Flames approach to youngsters has changed

One of the most common questions I get from out-of-town friends and relatives is in regards to the Calgary Flames and their differences with the Edmonton Oilers. More specifically, here’s how it’s normally posed to me:

How come the Flames rebuild seems to be progressing faster than Edmonton’s?

The short answer is that if it is, it’s because of differences in how Calgary has handled their youngsters – both compared to Edmonton and their past selves.

A TRIP UP NORTH

Edmonton’s rebuild unofficially began with the 2007 Draft. Here’s how their next few picks panned out.

  • 2007: Sam Gagner, went right to the NHL in 2007-08
  • 2008: Jordan Eberle, went right to the NHL in 2010-11 as a first-year pro
  • 2009: Magnus Paajarvi, went right to the NHL in 2011-12 in his first year in North America
  • 2010: Taylor Hall, went right to the NHL in 2010-11
  • 2011: Ryan Nugent-Hopkins, went right to the NHL in 2011-12
  • 2012: Nail Yakupov, went right to the NHL in 2012-13

Notice a pattern?

Until recently, the perception of the Oilers rebuild process was this: “No, this time an 18-year-old will be able to turn the franchise around.” They did a better job managing the development of Oscar Klefbom and Darnell Nurse (and this year’s development of Leon Draisaitl), but typically the Oilers brought their shiny new toys right to the big leagues – with the unspoken message of “you’re going to be the kid to save the Edmonton Oilers.” It didn’t work, and every season it seemed like the kids got used to losing.

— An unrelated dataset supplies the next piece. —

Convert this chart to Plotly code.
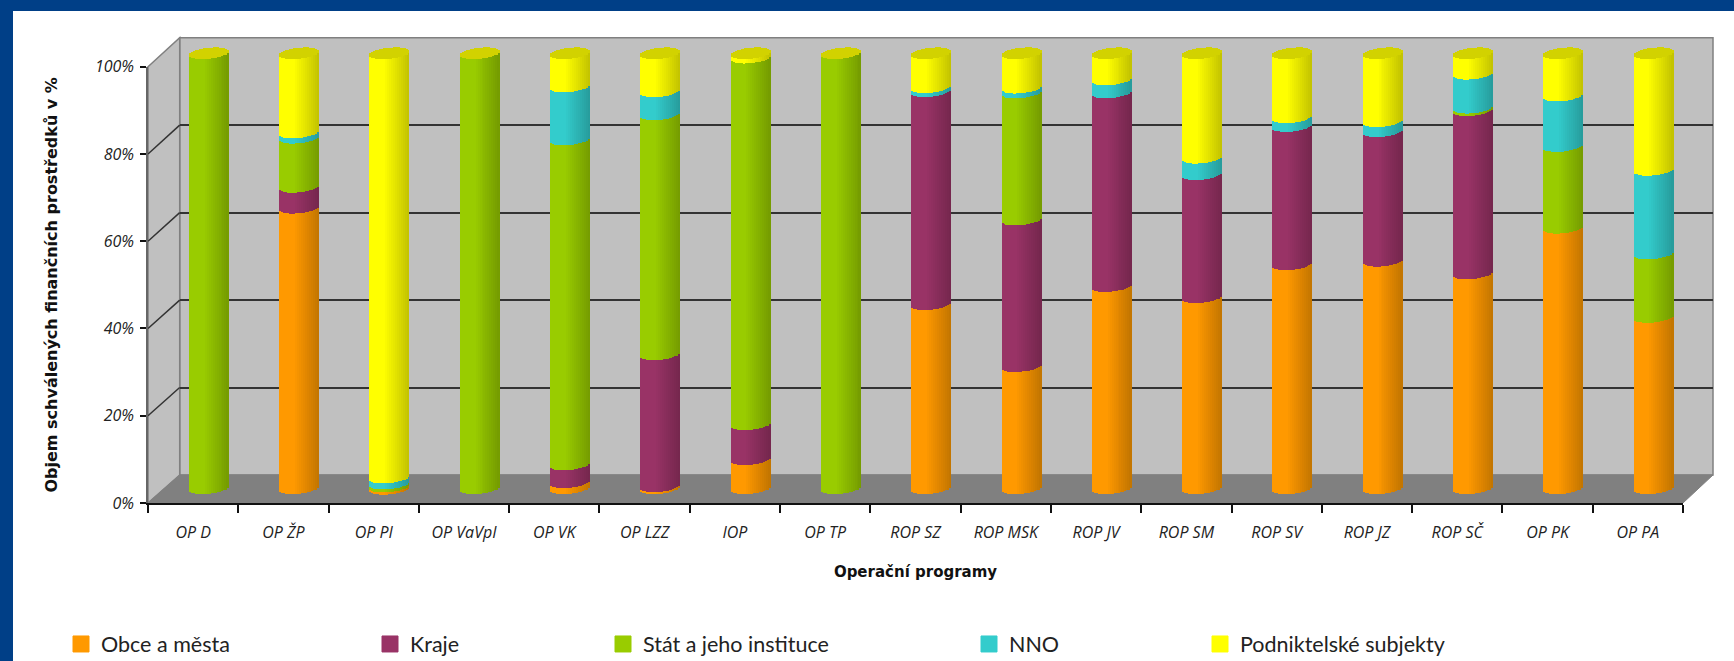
import math
import plotly.graph_objects as go

W, H = 1734, 661

categories = ["OP D", "OP ŽP", "OP PI", "OP VaVpI", "OP VK", "OP LZZ", "IOP", "OP TP", "ROP SZ", "ROP MSK",
              "ROP JV", "ROP SM", "ROP SV", "ROP JZ", "ROP SČ", "OP PK", "OP PA"]
obce = [0, 64.5, 0.4, 0, 1.4, 0.5, 6.7, 0, 42.3, 28.1, 46.5, 43.9, 51.5, 52.3, 49.4, 59.9, 39.4]
kraje = [0, 4.8, 0, 0, 4.1, 30.3, 8, 0, 49, 33.7, 44.5, 28.3, 31.8, 29.8, 37.5, 0, 0]
stat = [100, 11.3, 0.7, 100, 74.7, 55.2, 84.3, 100, 0, 29.2, 0, 0, 0, 0, 0.6, 18.8, 14.6]
nno = [0, 1.2, 1.4, 0, 12.2, 5.3, 0, 0, 0.9, 1.1, 3, 3.8, 2, 2.3, 7.8, 11.6, 19.2]
podnik = [0, 18.2, 97.5, 0, 7.6, 8.7, 1, 0, 7.8, 7.9, 6, 24, 14.7, 15.6, 4.7, 9.7, 26.8]
series_names = ["Obce a města", "Kraje", "Stát a jeho instituce", "NNO", "Podniktelské subjekty"]
series_values = [obce, kraje, stat, nno, podnik]
series_colors = [(255, 153, 0), (153, 51, 102), (153, 204, 0), (51, 204, 204), (255, 255, 0)]
y_ticks = [0, 20, 40, 60, 80, 100]
y_labels = ["0%", "20%", "40%", "60%", "80%", "100%"]


def px(x):
    return x / W


def py(y):
    return 1 - y / H


# plane geometry in pixels
FX0, FX1, FY0, FY1 = 148, 1683, 503, 66.7          # front plane
BX0, BX1, BY0, BY1 = 179.7, 1713, 475, 37.7        # back wall
UNIT = 4.35                                         # pixels per percent on the bar plane
CAT = (FX1 - FX0) / 17
BAR0 = 488.3                                        # y of 0 % on the bar plane
SHIFT_X = 16.2
MX0, MX1 = FX0 + SHIFT_X, FX1 + SHIFT_X
MY_BOT, MY_TOP = 503, 38
bar_range = [(BAR0 - MY_BOT) / UNIT, (BAR0 - MY_TOP) / UNIT]

N = 20
BAR_W = 39.5 / CAT
B, TILT = 5.5, 2.0


def tpos(j):
    return -1 + (2 * j + 1) / N


def front(t):
    return (B * math.sqrt(max(0, 1 - t * t)) - TILT * t) / UNIT


def back(t):
    return (B * math.sqrt(max(0, 1 - t * t)) + TILT * t) / UNIT


def shade(c, t):
    f = 1.0 if t < -0.25 else 1.0 - 0.24 * (t + 0.25) / 1.25
    return "rgb(%d,%d,%d)" % tuple(round(v * f) for v in c)


fig = go.Figure()

# front axes (carry the labels), back axes (carry the gridlines)
fig.add_trace(go.Bar(x=categories, y=[0] * 17, xaxis="x", yaxis="y", marker=dict(opacity=0),
                     showlegend=False, hoverinfo="skip"))
fig.add_trace(go.Scatter(x=[0, 1], y=[0, 100], xaxis="x2", yaxis="y2", mode="none",
                         showlegend=False, hoverinfo="skip"))

cum = [0.0] * 17
for name, vals, col in zip(series_names, series_values, series_colors):
    for j in range(N):
        t = tpos(j)
        fig.add_trace(go.Bar(
            x=categories, y=vals, base=[c - front(t) for c in cum],
            offset=-BAR_W / 2 + j * BAR_W / N, width=BAR_W / N,
            xaxis="x3", yaxis="y3", marker=dict(color=shade(col, t), line=dict(width=0)),
            showlegend=False, hoverinfo="skip"))
    cum = [c + v for c, v in zip(cum, vals)]

# elliptical top faces
for j in range(N):
    t = tpos(j)
    fig.add_trace(go.Bar(
        x=categories, y=[front(t) + back(t)] * 17, base=[c - front(t) for c in cum],
        offset=-BAR_W / 2 + j * BAR_W / N, width=BAR_W / N,
        xaxis="x3", yaxis="y3", marker=dict(color="#D2D200", line=dict(width=0)),
        showlegend=False, hoverinfo="skip"))

# legend entries
legend_x = [61, 370, 603, 969, 1200]
legends = {}
for i, (name, col) in enumerate(zip(series_names, series_colors)):
    key = "legend" if i == 0 else "legend%d" % (i + 1)
    fig.add_trace(go.Scatter(
        x=[None], y=[None], xaxis="x3", yaxis="y3", mode="markers", name=name, legend=key,
        marker=dict(symbol="square", size=16, color="rgb(%d,%d,%d)" % col,
                    line=dict(width=1, color="rgb(%d,%d,%d)" % col)),
        hoverinfo="skip"))
    legends[key] = dict(x=px(legend_x[i]), y=py(644), xanchor="left", yanchor="middle",
                        orientation="h", bgcolor="rgba(0,0,0,0)", borderwidth=0, itemsizing="trace",
                        font=dict(family="Lato", size=21.5, color="#222222"))

shapes = [
    dict(type="rect", xref="paper", yref="paper", x0=0, x1=1, y0=py(11), y1=1,
         fillcolor="#003F87", line_width=0, layer="below"),
    dict(type="rect", xref="paper", yref="paper", x0=0, x1=px(13), y0=0, y1=1,
         fillcolor="#003F87", line_width=0, layer="below"),
    # back wall
    dict(type="rect", xref="paper", yref="paper", x0=px(BX0), x1=px(BX1), y0=py(BY0), y1=py(BY1),
         fillcolor="#C0C0C0", line=dict(color="#808080", width=1.5), layer="below"),
    # side wall
    dict(type="path", xref="paper", yref="paper", layer="below",
         path="M %f %f L %f %f L %f %f L %f %f Z" % (px(FX0), py(FY1), px(BX0), py(BY1),
                                                     px(BX0), py(BY0), px(FX0), py(FY0)),
         fillcolor="#C0C0C0", line=dict(color="#808080", width=1.5)),
    # floor
    dict(type="path", xref="paper", yref="paper", layer="below",
         path="M %f %f L %f %f L %f %f L %f %f Z" % (px(FX0), py(FY0), px(BX0), py(BY0),
                                                     px(BX1), py(BY0), px(FX1), py(FY0)),
         fillcolor="#808080", line=dict(color="#808080", width=1)),
]
# gridlines on the side wall
for v in y_ticks[1:-1]:
    yf = FY0 + (FY1 - FY0) * v / 100
    yb = BY0 + (BY1 - BY0) * v / 100
    shapes.append(dict(type="line", xref="paper", yref="paper", layer="below",
                       x0=px(FX0), y0=py(yf), x1=px(BX0), y1=py(yb),
                       line=dict(color="#333333", width=1.5)))

tick_font = dict(family="Open Sans", size=16, color="#222222", style="italic")

fig.update_layout(
    width=W, height=H, margin=dict(l=0, r=0, t=0, b=0, autoexpand=False),
    paper_bgcolor="white", plot_bgcolor="rgba(0,0,0,0)", barmode="overlay", bargap=0,
    shapes=shapes, **legends,
    xaxis=dict(domain=[px(FX0), px(FX1)], anchor="y", type="category", categoryorder="array",
               categoryarray=categories, range=[-0.5, 16.5], tickson="boundaries", ticks="outside",
               ticklen=8, tickcolor="#111111", tickwidth=1.5, showline=True, linecolor="#111111",
               linewidth=1.5, showgrid=False, zeroline=False, tickfont=tick_font, ticklabelstandoff=14,
               tickangle=0, fixedrange=True,
               title=dict(text="Operační programy",
                          font=dict(family="DejaVu Sans", size=15, color="#111111", weight="bold"), standoff=25)),
    yaxis=dict(domain=[py(FY0), py(FY1)], anchor="x", range=[0, 100], tickvals=y_ticks, ticktext=y_labels,
               ticks="outside", ticklen=6, tickcolor="#111111", tickwidth=1.5, showline=True,
               linecolor="#666666", linewidth=1.5, showgrid=False, zeroline=False, tickfont=tick_font,
               ticklabelstandoff=3, fixedrange=True,
               title=dict(text="Objem schválených finančních prostředků v %",
                          font=dict(family="DejaVu Sans", size=16, color="#111111", weight="bold"), standoff=33)),
    xaxis2=dict(domain=[px(BX0), px(BX1)], anchor="y2", range=[0, 1], visible=False, fixedrange=True),
    yaxis2=dict(domain=[py(BY0), py(BY1)], anchor="x2", range=[0, 100], tickvals=y_ticks[1:-1],
                showgrid=True, gridcolor="#333333", gridwidth=1.5, zeroline=False, showline=False,
                ticks="", showticklabels=False, fixedrange=True),
    xaxis3=dict(domain=[px(MX0), px(MX1)], anchor="y3", type="category", categoryorder="array",
                categoryarray=categories, range=[-0.5, 16.5], visible=False, fixedrange=True),
    yaxis3=dict(domain=[py(MY_BOT), py(MY_TOP)], anchor="x3", range=bar_range, visible=False, fixedrange=True),
)

fig.write_html("out.html", config=dict(displayModeBar=False),
               post_script="document.body.style.margin='0';")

Similarly, it create a huge problem for expectations management. Especially in the 2010-13 period the Oilers sent new kids to the NHL to make a dent in the team’s progression, where they had to share a locker room with the other hopefuls who had failed to do so. When a procession of tremendous young players came into Edmonton and failed to move the dial, it probably had a psychological impact on the newcomers and the seeming inevitability of their failure.

A TRIP DOWN MEMORY LANE

While the Flames probably could’ve learned a lesson from what was going on in Edmonton, they were desperately grasping at their dwindling playoff chances and the last visages of the Iginla Era. They had utterly failed to draft and develop good young players for years – give credit to Edmonton for at least drafting well. 

Enter Sven Baertschi. After being grabbed by the Flames in 2011 in the first round, he came in on an emergency recall the following spring and was good at scoring goals. Suddenly, not only had the Flames drafted and developed a player well, but he was actually good right away! (None of the stop and start, up and down shenanigans that they went through with Mikael Backlund, no sir!)

Sven-sanity swept Calgary. Baertschi spoke of wanting to be the face of the franchise. No doubt Jay Feaster thought that the team could avoid the pain of a protracted, Edmonton-style rebuild, because if Baertschi could step in as a 20-year-old and be anywhere close to Iginla’s production level, they could transition away from #12 without much of a drop-off in overall team performance. The torch would be passed and the Flames could make a run at a Cup, hallelujah.

Of course, we know how that turned out. Baertschi’s inconsistent play away from the puck drew the ire of both new President of Hockey Operations Brian Burke and new Head Coach Bob Hartley, and the Swiss product was frequently in and out of the line-up, up and down the forward lines, and bounced from the NHL to the AHL (and back) for two seasons before new General Manager Brad Treliving mercifully gave him a fresh start via a trade to Vancouver at last year’s trade deadline.

The lesson? Anytime your discussion of a young newcomer involves the phrase “Don’t worry, <insert name here> can save us…” just come up with a better plan, because you have an awful plan and everyone’s being set up for failure.

(And not to derail things, but if you look at Calgary’s history with 18-to-20-year-olds, they were just as guilty as Edmonton in terms of how they approached shiny new toys and sending them straight to the NHL. Edmonton just had a lot more of them, which is why this is mostly an “Edmonton lesson.”)

THE RECENT PAST

If there’s any evidence that the Flames have learned lessons in how to handle youngsters, it can be found in their handling of Sean Monahan, Johnny Gaudreau and Sam Bennett.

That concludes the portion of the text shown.